Dewasa ini bukan merupakan suatu yang aneh melihat kalangan santri
berhasil lolos masuk seleksi perguruan tinggi, bahkan mampu bersaing dengan
kalangan non santri. Hal ini dapat kita telusuri asalnya adalah dapat karena
model pengajaran pesantren yang terpadu atau disebut pesantren modern atau
terpadu. Pesantren modern ini tidak
hanya focus terhadap kajian kitab klasik namun juga pada ilmu – ilmu umu
seperti social, eksakta, bahasa dan lain – lain. Adanya perubahan dalam konsep
pesantren ini akhirnya melahirkan santri yang unggul dalam hal agama dan
umumnya, maka bukan merupakan suatu yang aneh bila mereka mampu bersaing dengan
kalangan non santri
Kembali ke topik awal terkait Mahasantri. Memegang identitas santri
bukanlah suatu yang mudah, dengan realitas kehidupan kampus yang merupakan
kehidupan universal, dari seluruh kalangan, terlebih pada perguruan tinggi
umum. Hal terburuk yang akan terjadi adalah hilangnya eksistensi santri pada
kehidupan sehari-harinya, dengan melakukan hal – hal yang bukan menunjukkan
“kesantrian”nya.
Dapat dilihat fenomena sekarang, dari mulai cara berpakaian, social atau
pergaulan dengan kawan, hingga pada pola berfikir. Bukan suatu yang sulit
lingkungan yang universal ini dapat merubah identitas dan eksistensi santri.
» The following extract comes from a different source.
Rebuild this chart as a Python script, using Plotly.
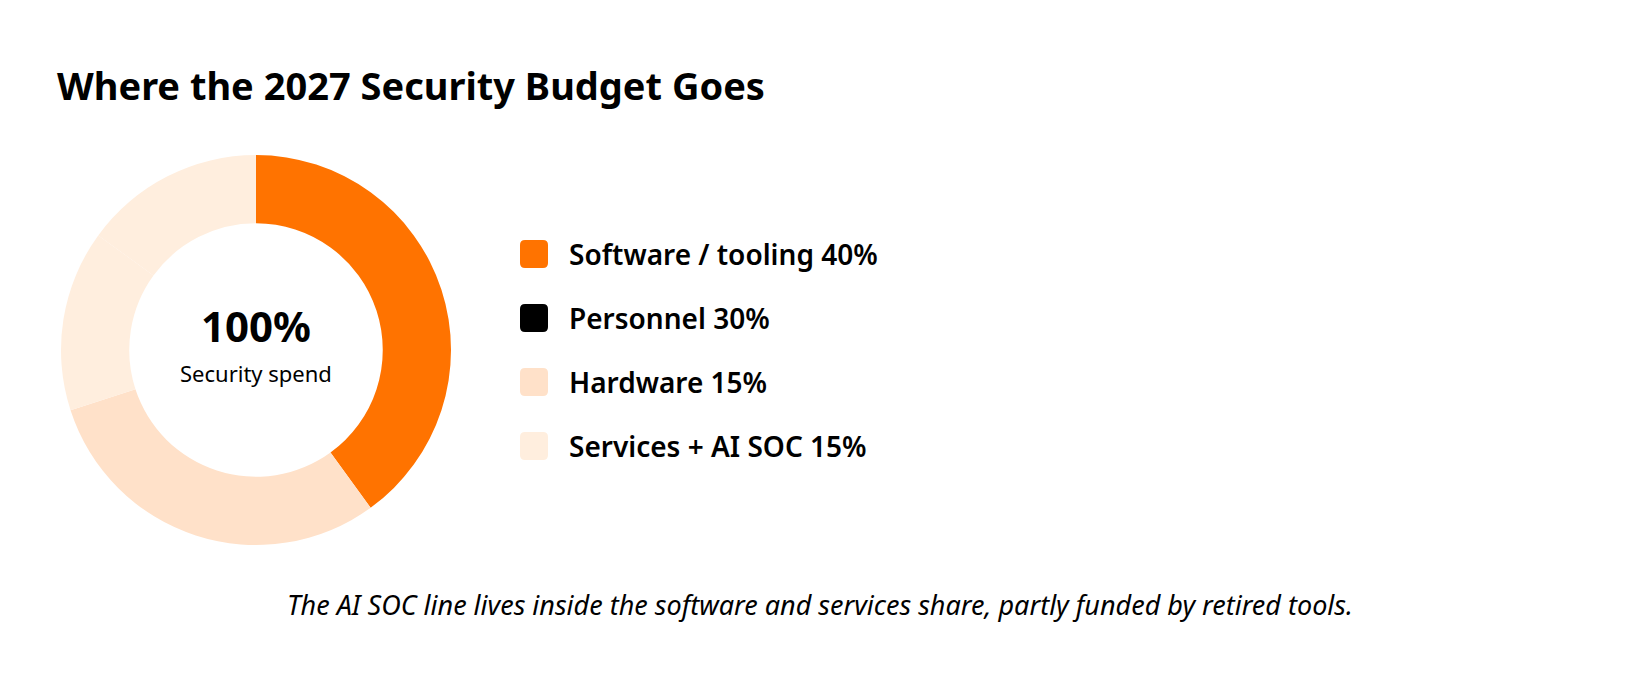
import plotly.graph_objects as go

W, H = 1640, 680

categories = ["Software / tooling", "Personnel", "Hardware", "Services + AI SOC"]
shares = [40, 30, 15, 15]
legend_colors = ["#FF7300", "#000000", "#FFE1C9", "#FFEEDE"]
donut_colors = ["#FF7300", "#FFE1C9", "#FFEEDE", "#FFEEDE"]

title_text = "Where the 2027 Security Budget Goes"
center_value = "100%"
center_label = "Security spend"
footnote = "The AI SOC line lives inside the software and services share, partly funded by retired tools."

FONT = "Noto Sans"

# donut geometry (pixels)
cx, cy, R = 256, 350, 195

def px(x):
    return x / W

def py(y):
    return 1 - y / H

fig = go.Figure()
fig.add_trace(go.Pie(
    labels=categories,
    values=shares,
    hole=0.65,
    sort=False,
    direction="clockwise",
    rotation=0,
    marker=dict(colors=donut_colors, line=dict(width=0)),
    textinfo="none",
    hoverinfo="label+percent",
    showlegend=False,
    domain=dict(x=[px(cx - R), px(cx + R)], y=[py(cy + R), py(cy - R)]),
))

annotations = [
    dict(text=f"<b>{title_text}</b>", x=px(55), y=py(85), xref="paper", yref="paper",
         xanchor="left", yanchor="middle", showarrow=False,
         font=dict(family=FONT, size=38, color="#000")),
    dict(text=f"<b>{center_value}</b>", x=px(cx), y=py(325), xref="paper", yref="paper",
         xanchor="center", yanchor="middle", showarrow=False,
         font=dict(family=FONT, size=42, color="#000")),
    dict(text=center_label, x=px(cx), y=py(373), xref="paper", yref="paper",
         xanchor="center", yanchor="middle", showarrow=False,
         font=dict(family=FONT, size=22, color="#000")),
    dict(text=f"<i>{footnote}</i>", x=0.5, y=py(604), xref="paper", yref="paper",
         xanchor="center", yanchor="middle", showarrow=False,
         font=dict(family=FONT, size=27, color="#000")),
]

shapes = []
leg_x0, sq, rr = 520, 28, 5
leg_y0, leg_dy = 254, 64
for i, (cat, val, col) in enumerate(zip(categories, shares, legend_colors)):
    yc = leg_y0 + i * leg_dy
    x0, x1 = leg_x0, leg_x0 + sq
    y0, y1 = yc - sq / 2, yc + sq / 2
    path = (
        f"M {px(x0 + rr)} {py(y0)} L {px(x1 - rr)} {py(y0)} "
        f"Q {px(x1)} {py(y0)} {px(x1)} {py(y0 + rr)} L {px(x1)} {py(y1 - rr)} "
        f"Q {px(x1)} {py(y1)} {px(x1 - rr)} {py(y1)} L {px(x0 + rr)} {py(y1)} "
        f"Q {px(x0)} {py(y1)} {px(x0)} {py(y1 - rr)} L {px(x0)} {py(y0 + rr)} "
        f"Q {px(x0)} {py(y0)} {px(x0 + rr)} {py(y0)} Z"
    )
    shapes.append(dict(type="path", path=path, xref="paper", yref="paper",
                       fillcolor=col, line=dict(width=0)))
    annotations.append(dict(text=f"{cat} {val}%", x=px(567), y=py(yc),
                            xref="paper", yref="paper", xanchor="left", yanchor="middle",
                            showarrow=False,
                            font=dict(family=FONT, size=28, color="#000", weight=600)))

fig.update_layout(
    width=W, height=H,
    margin=dict(l=0, r=0, t=0, b=0),
    paper_bgcolor="#fff", plot_bgcolor="#fff",
    annotations=annotations,
    shapes=shapes,
)

fig.write_html("out.html", config={"displayModeBar": False})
Dan kemudian hingga munculnya tanggapan dari khalayak tentang : Bagaimana
santri itu hidup ketika menjadi santri dan kemudian ketika sudah tidak
“nyantri”.
Sebenarnya tidak ada kata mantan santri, sejatinya seseorang tetap
menjadi santri dan mempunyai guru, hanya pada wujudnya tidak ada kontak
langsung selama beberapa kurun waktu, namun sekali lagi hal itu bukan merupakan
suatu yang dikatakan “putus”.
Ketika melihat fenomena seseorang yang dulu nyantri di pesantren dan
kemudian ketika sudah menjadi “mahasantri” berani melakukan sesuatu yang
retorikanya tidak pantas dilakukan oleh santri, maka berbagai pertanyaan
kembali bermunculan; jadi sebenarnya bagaimana karakter dari seorang
mahasantri?
Menurut penulis pribadi, mahasantri santri yang lebih tinggi dibanding
santri biasa sebab posisinya pada kehidupan perguruan tinggi, dan sudah
merupakan keharusan untuk tetap menjaga identitas berikut eksistensinya.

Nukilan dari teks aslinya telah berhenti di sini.